Join KERA and the Kimbell Art Museum for a discussion exploring ambitious plans for three new museums and cultural centers in Fort Worth: the National Juneteenth Museum, the Fort Worth African American Museum and Cultural Center, and the Fred Rouse Center for Arts and Community Healing. This State of the Arts conversation is hosted by KERA’s senior arts reporter, Jerome Weeks.
Seating is limited. Free, no registration required.
- Dr. John Barnett Jr., Co-chair of the Fort Worth African American Museum and Cultural Center steering committee
- Opal Lee, Honorary Chair of the National Juneteenth Museum
- Adam McKinney, Transform 1012 with the Fred Rouse Center for Arts and Community Healing
- Dione Sims, Founding Executive Director of the National Juneteenth Museum
DR. JOHN L. BARNETT, JR.
Dr. John L. Barnett, Jr. began practicing pediatric dentistry in 1978 in New Orleans, Louisiana. During his time in New Orleans, Dr. Barnett was active in organized dentistry as a member of the American Dental Association, the National Dental Association and the American Academy of Pediatric Dentistry. Dr. Barnett has served as president of the Pelican State Dental Association, president of the Louisiana Academy of Pediatric Dentistry and chairman of the Medicaid Task Force for the Louisiana Dental Association. For over twenty years, Dr. Barnett served as an associate professor at the LSU School of Dentistry.
Known as the “Grandmother of Juneteenth,” Ms. Opal Lee was present on June 17, 2021, when President Joe Biden signed the Juneteenth National Independence Day Act bill that established June 19 or “Juneteenth” a federal holiday.
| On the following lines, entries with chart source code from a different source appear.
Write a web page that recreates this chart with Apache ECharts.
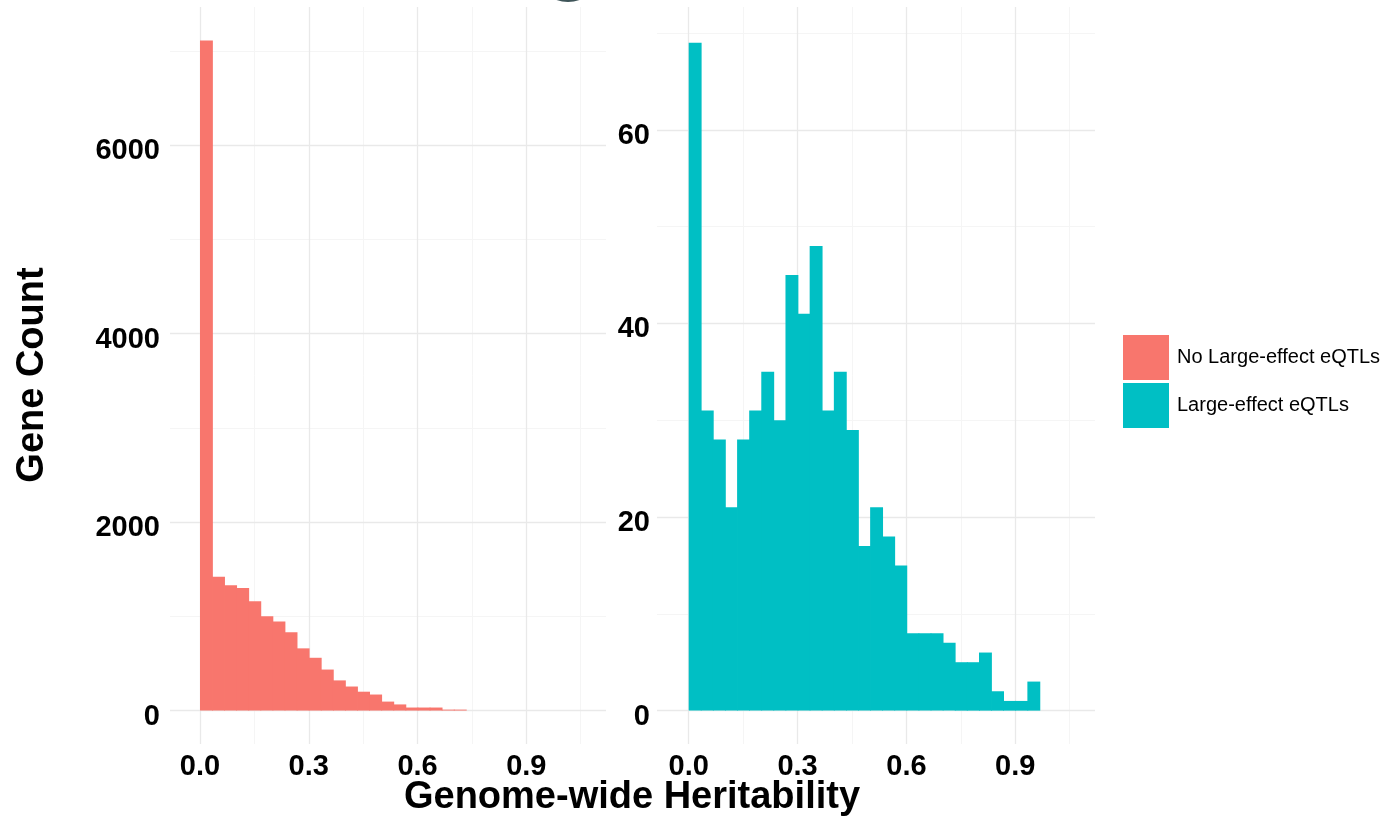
<!DOCTYPE html>
<html>
<head>
<meta charset="utf-8">
<script src="https://cdn.jsdelivr.net/npm/echarts@6/dist/echarts.min.js"></script>
<style>
  html, body { margin: 0; padding: 0; background: #fff; }
  #chart { width: 1387px; height: 823px; }
</style>
</head>
<body>
<div id="chart"></div>
<script>
// histogram bins (width 1/30, starting at 0)
const binWidth = 1 / 30;
const noLargeCounts = [7110, 1420, 1330, 1300, 1160, 1000, 945, 830, 660, 560, 435, 320, 255, 200, 170, 95, 65, 32, 32, 32, 10, 10];
const largeCounts = [69, 31, 28, 21, 28, 31, 35, 30, 45, 41, 48, 31, 35, 29, 17, 21, 18, 15, 8, 8, 8, 7, 5, 5, 6, 2, 1, 1, 3];

const xTicks = [0, 0.3, 0.6, 0.9];
const xMinor = [0.15, 0.45, 0.75, 1.05];
const leftYTicks = [0, 2000, 4000, 6000];
const leftYMinor = [1000, 3000, 5000, 7000];
const rightYTicks = [0, 20, 40, 60];
const rightYMinor = [10, 30, 50, 70];

const seriesNames = ['No Large-effect eQTLs', 'Large-effect eQTLs'];
const colors = ['#F8766D', '#00BFC4'];

const chart = echarts.init(document.getElementById('chart'));

function toBins(counts) {
  return counts.map((c, i) => [i * binWidth, (i + 1) * binWidth, c]);
}

function renderBar(params, api) {
  const p0 = api.coord([api.value(0), api.value(2)]);
  const p1 = api.coord([api.value(1), 0]);
  return {
    type: 'rect',
    shape: { x: p0[0], y: p0[1], width: p1[0] - p0[0] + 0.8, height: p1[1] - p0[1] },
    style: { fill: api.visual('color') }
  };
}

function gridLines(xi, yMajor, yMinor) {
  const major = { color: '#E9E9E9', width: 1.3, type: 'solid' };
  const minor = { color: '#F5F5F5', width: 1, type: 'solid' };
  const data = [];
  xMinor.forEach(v => data.push({ xAxis: v, lineStyle: minor }));
  yMinor.forEach(v => data.push({ yAxis: v, lineStyle: minor }));
  xTicks.forEach(v => data.push({ xAxis: v, lineStyle: major }));
  yMajor.forEach(v => data.push({ yAxis: v, lineStyle: major }));
  return {
    type: 'line',
    data: [],
    xAxisIndex: xi,
    yAxisIndex: xi,
    silent: true,
    z: 1,
    markLine: {
      silent: true,
      symbol: ['none', 'none'],
      label: { show: false },
      animation: false,
      z: 1,
      data: data
    }
  };
}

const fontFamily = 'Liberation Sans, Arial, sans-serif';
const tickFont = { color: '#000', fontSize: 29, fontWeight: 'bold', fontFamily: fontFamily };

function xAxisCfg(idx, min, max) {
  return {
    type: 'value', gridIndex: idx, min: min, max: max,
    axisLine: { show: false }, axisTick: { show: false }, splitLine: { show: false },
    axisLabel: Object.assign({ customValues: xTicks, margin: 8, formatter: v => v.toFixed(1) }, tickFont)
  };
}

function yAxisCfg(idx, min, max, ticks, margin) {
  return {
    type: 'value', gridIndex: idx, min: min, max: max,
    axisLine: { show: false }, axisTick: { show: false }, splitLine: { show: false },
    axisLabel: Object.assign({
      customValues: ticks, margin: margin,
      verticalAlign: 'top', lineHeight: 12,
      formatter: v => String(v)
    }, tickFont)
  };
}

const option = {
  animation: false,
  backgroundColor: '#fff',
  grid: [
    { left: 170, top: 7, width: 436, height: 737 },
    { left: 657, top: 7, width: 438, height: 737 }
  ],
  xAxis: [
    xAxisCfg(0, -0.0827, 1.1197),
    xAxisCfg(1, -0.0874, 1.1197)
  ],
  yAxis: [
    yAxisCfg(0, -355, 7466, leftYTicks, 10),
    yAxisCfg(1, -3.45, 72.7, rightYTicks, 7)
  ],
  legend: {
    orient: 'vertical',
    left: 1123,
    top: 335,
    padding: 0,
    itemWidth: 46,
    itemHeight: 45,
    itemGap: 3,
    icon: 'rect',
    data: seriesNames,
    selectedMode: false,
    textStyle: { color: '#000', fontSize: 20, fontFamily: fontFamily, padding: [0, 0, 0, 3] }
  },
  graphic: [
    {
      type: 'text', x: 632, y: 798,
      style: {
        text: 'Genome-wide Heritability', x: 0, y: 0, align: 'center', verticalAlign: 'middle',
        fill: '#000', fontSize: 38, fontWeight: 'bold', fontFamily: fontFamily
      }
    },
    {
      type: 'text', x: 33, y: 375, rotation: Math.PI / 2,
      style: {
        text: 'Gene Count', x: 0, y: 0, align: 'center', verticalAlign: 'middle',
        fill: '#000', fontSize: 38, fontWeight: 'bold', fontFamily: fontFamily
      }
    },
    {
      type: 'circle', shape: { cx: 568, cy: -32, r: 34 },
      style: { fill: '#3F5559' }
    }
  ],
  series: [
    gridLines(0, leftYTicks, leftYMinor),
    gridLines(1, rightYTicks, rightYMinor),
    {
      name: seriesNames[0],
      type: 'custom',
      xAxisIndex: 0, yAxisIndex: 0,
      z: 3,
      itemStyle: { color: colors[0] },
      renderItem: renderBar,
      encode: { x: [0, 1], y: 2 },
      data: toBins(noLargeCounts)
    },
    {
      name: seriesNames[1],
      type: 'custom',
      xAxisIndex: 1, yAxisIndex: 1,
      z: 3,
      itemStyle: { color: colors[1] },
      renderItem: renderBar,
      encode: { x: [0, 1], y: 2 },
      data: toBins(largeCounts)
    }
  ]
};

chart.setOption(option);
window.addEventListener('resize', () => chart.resize());
</script>
</body>
</html>
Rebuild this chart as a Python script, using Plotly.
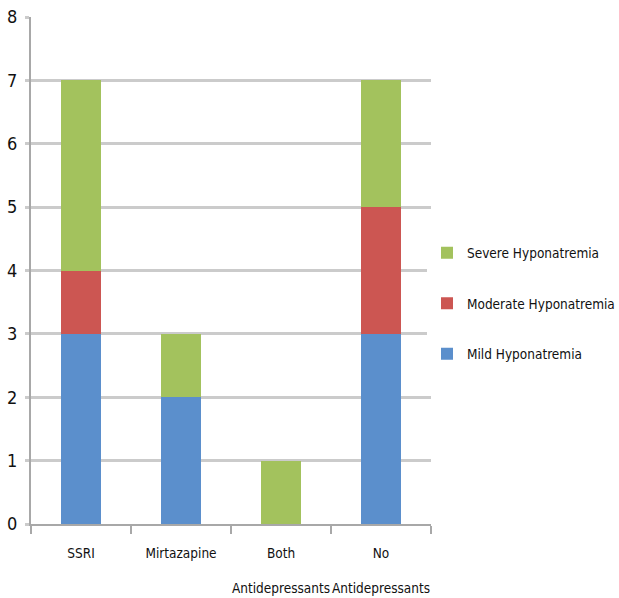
import plotly.graph_objects as go

# Patients by antidepressant group and hyponatremia severity
groups = ["SSRI", "Mirtazapine", "Both Antidepressants", "No Antidepressants"]
mild = [3, 2, 0, 3]
moderate = [1, 0, 0, 2]
severe = [3, 1, 1, 2]

series = [
    ("Mild Hyponatremia", mild, "#5B8FCC", 3),
    ("Moderate Hyponatremia", moderate, "#CC5652", 2),
    ("Severe Hyponatremia", severe, "#A3C25D", 1),
]

fig = go.Figure()
for name, vals, color, rank in series:
    fig.add_trace(go.Bar(
        x=groups, y=vals, name=name, legendgroup=name, legendrank=rank,
        marker=dict(color=color, line=dict(width=0)),
    ))

FONT = "DejaVu Sans Condensed, Liberation Sans, sans-serif"


def tick_label(text):
    # two-word names go on a first and third line
    return "<br><br>".join(text.split(" ", 1))


fig.update_layout(
    barmode="stack",
    bargap=0.6,
    width=619, height=598,
    margin=dict(l=31, r=188, t=17, b=74, autoexpand=False),
    paper_bgcolor="white",
    plot_bgcolor="white",
    font=dict(family=FONT, size=14, color="#111111"),
    showlegend=True,
    legend=dict(
        traceorder="grouped",
        xref="container", x=427 / 619, xanchor="left",
        y=0.435, yanchor="middle",
        font=dict(family=FONT, size=13.5, color="#111111"),
        itemwidth=30,
        tracegroupgap=30,
    ),
    xaxis=dict(
        type="category",
        tickmode="array",
        tickvals=groups,
        ticktext=[tick_label(g) for g in groups],
        tickson="boundaries",
        ticks="outside",
        ticklen=8,
        tickwidth=2,
        tickcolor="#a8a8a8",
        showline=True,
        linecolor="#a8a8a8",
        linewidth=2,
        showgrid=False,
        tickangle=0,
        tickfont=dict(family=FONT, size=13.5, color="#111111"),
        ticklabelstandoff=16,
    ),
    yaxis=dict(
        range=[0, 8],
        dtick=1,
        showgrid=True,
        gridcolor="#cbcbcb",
        gridwidth=3,
        zeroline=False,
        showline=True,
        linecolor="#a8a8a8",
        linewidth=2,
        ticks="outside",
        ticklen=4,
        tickwidth=3,
        tickcolor="#cbcbcb",
        tickfont=dict(family=FONT, size=18, color="#111111"),
        ticklabelstandoff=4,
    ),
)

fig.write_html("out.html")
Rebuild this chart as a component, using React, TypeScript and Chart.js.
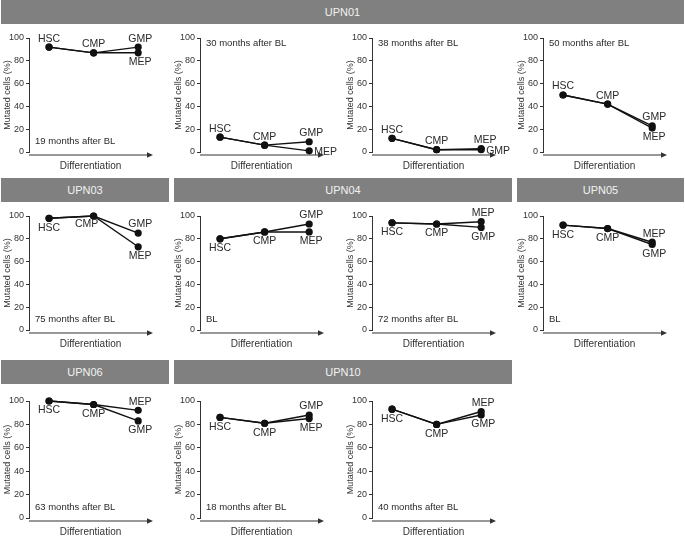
import React, { useEffect, useRef } from 'react';
import { Chart, registerables } from 'chart.js';
Chart.register(...registerables);

// ---- data ----
const stages = ['HSC', 'CMP', 'GMP', 'MEP'];
const yTickValues = [0, 20, 40, 60, 80, 100];

// values in order HSC, CMP, GMP, MEP (% mutated cells)
const upn01m19 = [92, 87, 92, 87];
const upn01m30 = [13, 6, 9, 1];
const upn01m38 = [12, 2, 2, 3];
const upn01m50 = [50, 42, 23, 21];
const upn03m75 = [98, 100, 85, 73];
const upn04bl = [80, 86, 93, 86];
const upn04m72 = [94, 93, 90, 95];
const upn05bl = [92, 89, 75, 77];
const upn06m63 = [100, 97, 83, 92];
const upn10m18 = [86, 81, 88, 85];
const upn10m40 = [93, 80, 88, 91];

const patients = ['UPN01', 'UPN03', 'UPN04', 'UPN05', 'UPN06', 'UPN10'];
const timepoints = [
  '19 months after BL', '30 months after BL', '38 months after BL', '50 months after BL',
  '75 months after BL', 'BL', '72 months after BL', 'BL',
  '63 months after BL', '18 months after BL', '40 months after BL',
];

// ---- layout (not data) ----
const COLW = 171.25;
const ROW_HEADER_TOP = [0, 178, 360];
const ROW_Y100 = [38, 216, 401];
const ROW_Y0 = [152, 330, 518];

const headers = [
  { text: patients[0], row: 0, col: 0, span: 4 },
  { text: patients[1], row: 1, col: 0, span: 1 },
  { text: patients[2], row: 1, col: 1, span: 2 },
  { text: patients[3], row: 1, col: 3, span: 1 },
  { text: patients[4], row: 2, col: 0, span: 1 },
  { text: patients[5], row: 2, col: 1, span: 2 },
];

// label placement per stage HSC, CMP, GMP, MEP
type Pos = 'a' | 'b' | 'r' | 'bl' | 'ar';
const panels: { values: number[]; note: string; noteTop: boolean; row: number; col: number; lab: Pos[] }[] = [
  { values: upn01m19, note: timepoints[0], noteTop: false, row: 0, col: 0, lab: ['a', 'a', 'a', 'b'] },
  { values: upn01m30, note: timepoints[1], noteTop: true, row: 0, col: 1, lab: ['a', 'a', 'a', 'r'] },
  { values: upn01m38, note: timepoints[2], noteTop: true, row: 0, col: 2, lab: ['a', 'a', 'r', 'ar'] },
  { values: upn01m50, note: timepoints[3], noteTop: true, row: 0, col: 3, lab: ['a', 'a', 'a', 'b'] },
  { values: upn03m75, note: timepoints[4], noteTop: false, row: 1, col: 0, lab: ['b', 'bl', 'a', 'b'] },
  { values: upn04bl, note: timepoints[5], noteTop: false, row: 1, col: 1, lab: ['b', 'b', 'a', 'b'] },
  { values: upn04m72, note: timepoints[6], noteTop: false, row: 1, col: 2, lab: ['b', 'b', 'b', 'a'] },
  { values: upn05bl, note: timepoints[7], noteTop: false, row: 1, col: 3, lab: ['b', 'b', 'b', 'a'] },
  { values: upn06m63, note: timepoints[8], noteTop: false, row: 2, col: 0, lab: ['b', 'b', 'b', 'a'] },
  { values: upn10m18, note: timepoints[9], noteTop: false, row: 2, col: 1, lab: ['b', 'b', 'a', 'b'] },
  { values: upn10m40, note: timepoints[10], noteTop: false, row: 2, col: 2, lab: ['b', 'b', 'b', 'a'] },
];

const FONT = '"Liberation Sans", Arial, Helvetica, sans-serif';
const INK = '#2a2a2a';
const PAD_TOP = 10;
const PAD_BOTTOM = 26;
const CANVAS_W = 171;
const PAD_RIGHT = 19;

const decoPlugin = {
  id: 'panelDeco',
  afterDatasetsDraw(chart: any) {
    const { ctx, chartArea, scales } = chart;
    const cfg = chart.options.plugins.panelDeco;
    const y = scales.y;
    const y0 = y.getPixelForValue(0);
    ctx.save();
    // arrow x-axis
    const ay = y0 + 3;
    ctx.strokeStyle = '#333';
    ctx.fillStyle = '#333';
    ctx.lineWidth = 1.2;
    ctx.beginPath();
    ctx.moveTo(chartArea.left, ay);
    ctx.lineTo(chartArea.right - 4, ay);
    ctx.stroke();
    ctx.beginPath();
    ctx.moveTo(chartArea.right + 1, ay);
    ctx.lineTo(chartArea.right - 5, ay - 2.8);
    ctx.lineTo(chartArea.right - 5, ay + 2.8);
    ctx.closePath();
    ctx.fill();
    // Differentiation
    ctx.font = `10px ${FONT}`;
    ctx.fillStyle = '#333';
    ctx.textAlign = 'center';
    ctx.textBaseline = 'middle';
    ctx.fillText('Differentiation', (chartArea.left + chartArea.right) / 2, y0 + 14);
    // note
    ctx.font = `9.5px ${FONT}`;
    ctx.textAlign = 'left';
    ctx.fillStyle = INK;
    const ny = cfg.noteTop ? y.getPixelForValue(100) + 5 : y0 - 11;
    ctx.fillText(cfg.note, chartArea.left + 6, ny);
    // point labels
    ctx.font = `10.5px ${FONT}`;
    const refs = [[0, 0], [0, 1], [0, 2], [1, 2]];
    refs.forEach(([ds, idx], i) => {
      const el = chart.getDatasetMeta(ds).data[idx];
      if (!el) return;
      const pos: Pos = cfg.lab[i];
      let tx = el.x, ty = el.y;
      ctx.textAlign = 'center';
      if (pos === 'a') { ty -= 8.5; if (i >= 2) tx += 2; }
      else if (pos === 'b') { ty += 9.5; if (i >= 2) tx += 2; }
      else if (pos === 'r') { ctx.textAlign = 'left'; tx += 5; ty += 1; }
      else if (pos === 'bl') { tx -= 7; ty += 8; }
      else if (pos === 'ar') { tx += 4; ty -= 8; }
      ctx.fillText(stages[i], tx, ty);
    });
    ctx.restore();
  },
};

function Panel({ p }: { p: typeof panels[number] }) {
  const ref = useRef<HTMLCanvasElement>(null);
  const plotH = ROW_Y0[p.row] - ROW_Y100[p.row];
  const h = PAD_TOP + plotH + PAD_BOTTOM;
  useEffect(() => {
    const v = p.values;
    const common = {
      borderColor: '#111',
      backgroundColor: '#111',
      borderWidth: 1.4,
      pointRadius: 3.6,
      pointBorderWidth: 0,
      clip: false as any,
      tension: 0,
    };
    const chart = new Chart(ref.current!, {
      type: 'line',
      data: {
        datasets: [
          { ...common, data: [{ x: 0, y: v[0] }, { x: 1, y: v[1] }, { x: 2, y: v[2] }] },
          { ...common, data: [{ x: 0, y: v[0] }, { x: 1, y: v[1] }, { x: 2, y: v[3] }] },
        ],
      },
      options: {
        responsive: false,
        animation: false,
        events: [],
        layout: { padding: { top: PAD_TOP, bottom: PAD_BOTTOM, left: 0, right: PAD_RIGHT } },
        plugins: {
          legend: { display: false },
          tooltip: { enabled: false },
          panelDeco: { note: p.note, noteTop: p.noteTop, lab: p.lab },
        } as any,
        scales: {
          x: { type: 'linear', min: -0.45, max: 2.31, display: false },
          y: {
            min: 0,
            max: 100,
            afterBuildTicks: (s: any) => { s.ticks = yTickValues.map((value) => ({ value })); },
            afterFit: (s: any) => { s.width = 29; },
            ticks: { font: { size: 9, family: FONT }, color: '#333', padding: 2 },
            grid: { display: true, drawOnChartArea: false, drawTicks: true, tickLength: 3, color: '#333' },
            border: { display: true, color: '#333', width: 1 },
            title: { display: true, text: 'Mutated cells (%)', font: { size: 9, family: FONT }, color: '#333', padding: { top: 2, bottom: 0 } },
          },
        },
      },
      plugins: [decoPlugin],
    });
    return () => chart.destroy();
  }, []);
  return (
    <canvas
      ref={ref}
      width={CANVAS_W}
      height={h}
      style={{ position: 'absolute', left: Math.round(p.col * COLW), top: ROW_Y100[p.row] - PAD_TOP, width: CANVAS_W, height: h }}
    />
  );
}

export default function App() {
  return (
    <div style={{ position: 'absolute', left: 0, top: 0, width: 685, height: 540, background: '#fff', overflow: 'hidden', fontFamily: FONT }}>
      {headers.map((hd, i) => {
        const left = hd.col === 0 ? 1 : Math.round(hd.col * COLW + 3);
        const right = hd.col + hd.span === 4 ? 684 : Math.round((hd.col + hd.span) * COLW - 2);
        return (
          <div
            key={i}
            style={{
              position: 'absolute', left, top: ROW_HEADER_TOP[hd.row], width: right - left, height: 24,
              background: '#808080', color: '#f2f2f2', fontSize: 11, lineHeight: '24px', textAlign: 'center',
            }}
          >
            {hd.text}
          </div>
        );
      })}
      {panels.map((p, i) => <Panel key={i} p={p} />)}
    </div>
  );
}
Opal Lee was born in Marshal, Texas in 1926 and moved to Fort Worth in 1937. At the age of 12, her family’s home was destroyed by a white mob. Ms. Lee is the former Chairman of the Community Food Bank. She currently serves on the board of Unity Unlimited, Inc. and Transform 1012 N. Main Street. She is a Board Member and Honorary Chair of the National Juneteenth Museum. She has received three honorary doctorates, was named 2021 Texan of the Year by The Dallas Morning News editorial board, the 2021 Unsung Hero of the Pandemic, Fort Worth Inc.’s 2022 Person of the Year and most recently was nominated for the Nobel Peace Prize.
ADAM W. MCKINNEY
Adam W. McKinney is a dancer, choreographer and activist. McKinney holds a B.F.A. in Dance Performance from Butler University and an M.A. in Dance studies with concentrations in race and trauma theories from New York University. Formerly a dancer with Alvin Ailey American Dance Theater, among other internationally renowned dance companies, McKinney is currently an associate professor of dance in the School for Classical & Contemporary Dance at Texas Christian University in Fort Worth. He, alongside his husband Daniel Banks, is the co-artistic director of DNAWORKS, an arts and service organization committed to healing through the arts and dialogue. McKinney serves as president of Tarrant County Coalition for Peace and Justice, a Fort Worth-based social justice organization, and as co-secretary and founding board member of Transform 1012 N. Main Street, the project to transform Fort Worth’s former KKK auditorium into The Fred Rouse Center for Arts and Community Healing.
Dione Sims is a Software Quality Manager and is involved in many community organizations. She is the President and Founder of Unity Unlimited, Inc., a non-profit that focuses on providing opportunities to build collaboration and understanding through educational activities and training to enrich the lives of humanity. She is the producer of the annual Juneteenth Fort Worth Celebration with her grandmother Opal Lee. She currently serves as the Founding Executive Director of the National Juneteenth Museum. She is immediate past president of the Fort Worth Association of Federated Women’s Clubs (FWAFWC). She serves on several community advisory boards including BRAVE/R Together where she champions for equitable solutions for her community.